Jonathan can also be seen as the reformist preacher Reverend Perly in the 2009 release The Golden Boys, a film starring David Carradine, Bruce Dern, and Rip Torn and featuring a Jonathan Edwards score.  

These days Jonathan is likely to be found on the road. I've been...doing what I do best, which is playing live in front of people. I've been concentrating on that and loving it," he says.  

An artist who measures his success by his ability to attract and take good care of an audience for four decades, Jonathan maintains that it is the feedback he receives after his shows that keeps him going.  “Sometimes, in our darker moments, we imagine our music not finding receptive ears, unable to reach open hearts. So it is really gratifying to hear [someone say],

‘Your stuff has meant a lot to me over the years.’”
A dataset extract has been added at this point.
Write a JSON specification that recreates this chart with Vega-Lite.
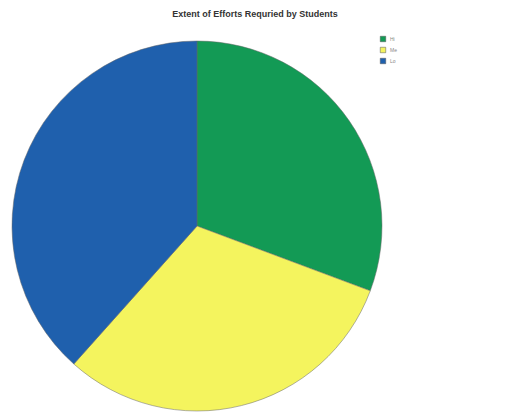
{
  "$schema": "https://vega.github.io/schema/vega-lite/v6.json",
  "autosize": {"type": "none"},
  "width": 370,
  "height": 370,
  "padding": {"left": 12, "top": 41, "right": 126, "bottom": 1},
  "background": "white",
  "title": {
    "text": "Extent of Efforts Requried by Students",
    "anchor": "middle",
    "frame": "group",
    "dx": 58,
    "offset": 17,
    "fontSize": 9,
    "fontWeight": "bold",
    "font": "Liberation Sans",
    "color": "#333333"
  },
  "data": {
    "values": [
      {"level": "Hi", "share": 30.7, "order": 1},
      {"level": "Me", "share": 30.9, "order": 2},
      {"level": "Lo", "share": 38.4, "order": 3}
    ]
  },
  "mark": {"type": "arc", "outerRadius": 185, "stroke": "#666666", "strokeWidth": 0.5},
  "encoding": {
    "theta": {"field": "share", "type": "quantitative", "stack": true},
    "order": {"field": "order", "type": "quantitative"},
    "color": {
      "field": "level",
      "type": "nominal",
      "sort": ["Hi", "Me", "Lo"],
      "scale": {"domain": ["Hi", "Me", "Lo"], "range": ["#139a55", "#f4f45e", "#1f60ad"]},
      "legend": {
        "title": null,
        "orient": "none",
        "legendX": 368,
        "legendY": -5,
        "symbolType": "square",
        "symbolSize": 30,
        "symbolStrokeWidth": 0.5,
        "symbolStrokeColor": "#555555",
        "labelFontSize": 5,
        "labelColor": "#888888",
        "rowPadding": 3
      }
    }
  },
  "config": {"view": {"stroke": null}}
}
On the verge of his fifth decade in the music business, Jonathan Edwards shows no sign of turning into a “Sit Down Rock and Roll Man.” Upcoming plans include new markets, new audiences, new songs, and a new studio recording. As this barefoot troubadour prepares for the next stage of his journey, you are more than welcome to join him for an evening or two as he continues to make good on that promise he made all the way back in 1971: “Sunshine, come on back another day I promise you I’ll still be singing.”